Nazzaro is proud of Trader Hill Farm’s partnership with their local school district, which began when a teacher from West Nassau High School received grant funding to build a demo aquaponics facility. She hopes to get summer interns from the project, and eventually an intern from each of the county’s high schools.

Traders Hill Farm has built upon that initial relationship and is now the sole provider of lettuce to the Nassau County School District.

The school district performed a taste test between Traders Hill Farm and the lettuce they were previously using.

“They found that the other lettuce produced about a 45-55 percent shrink (or waste) whereas our lettuce was no more than five percent,” said Nazzaro. “So not only were the students eating more lettuce, the district wasted less food by switching to us. Teachers like it, too. They have told us they feel good about what they’re eating.”
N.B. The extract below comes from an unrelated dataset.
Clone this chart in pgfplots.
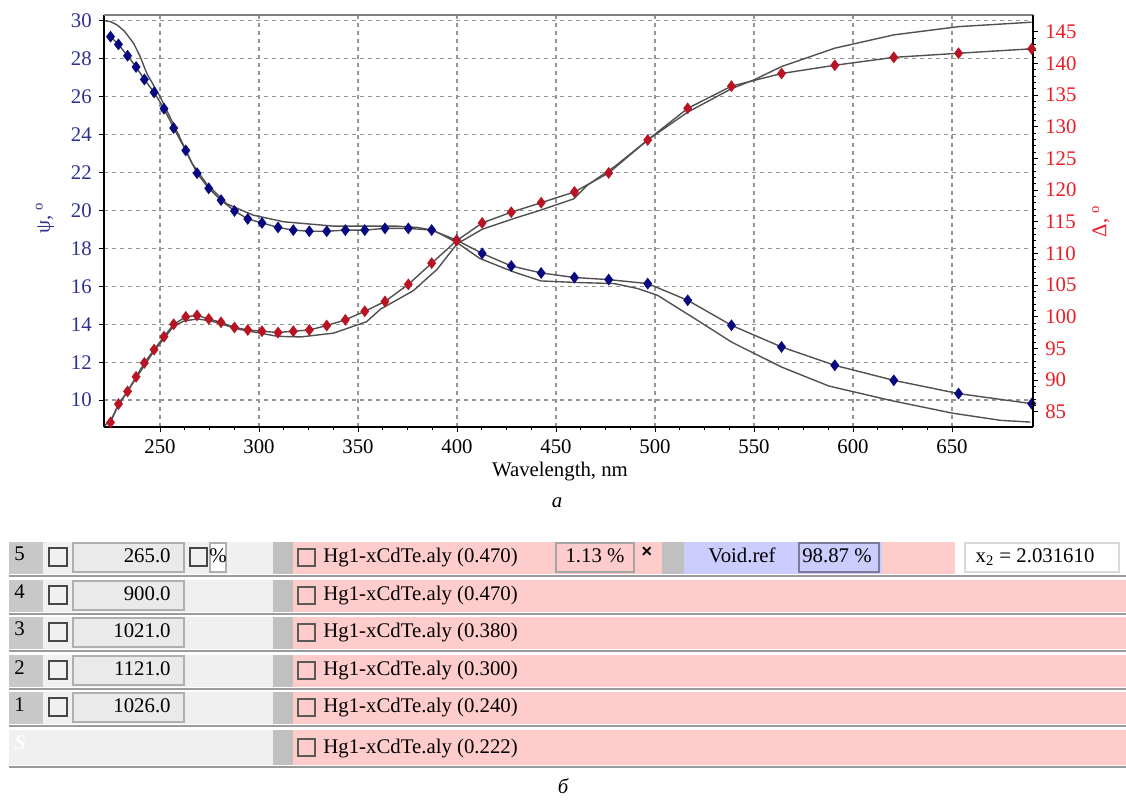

Nazzaro said she hopes the partnership with the Nassau County School District sets the stage for additional school district partnerships. The farm would like to also create animated videos that show the younger students where their lettuce comes from bringing the farm-to-table concept to a younger generation. As the students progress to middle and senior high school, she’d like to invite the students for field trips, then eventually those who pursue science fields in college can intern.
Nazzaro
Nazzaro is not one to rest on her laurels.

“We’re getting really good at perfecting our lettuces, and would like to diversify our income stream. We’re looking at microgreens, which is really popular among high-end restaurants” explained Nazzaro. Microgreens are petite, edible greens grown from the seeds of vegetables and herbs and are typically more intense in flavor than mature greens, such as lettuce.

“There are definitely some things we want to test-drive during 2018. As we penetrate the market and get a good customer base, we’ll keep putting new things out there.”

While the Jacksonville, Florida area is currently Traders Hill Farm’s nucleus, the company, through their distribution partner, The Garden, reaches north to Savannah, Georgia, west to Tallahassee, down into Gainesville and south to Daytona, Florida.

“The goal is to become a formidable regional player, so I’m going to keep expanding that circle,” said Nazzaro with a smile. “To reach the Atlanta market would be very intriguing. Traders Hill is a great place to work and we have done a lot of work to foster our farm family.”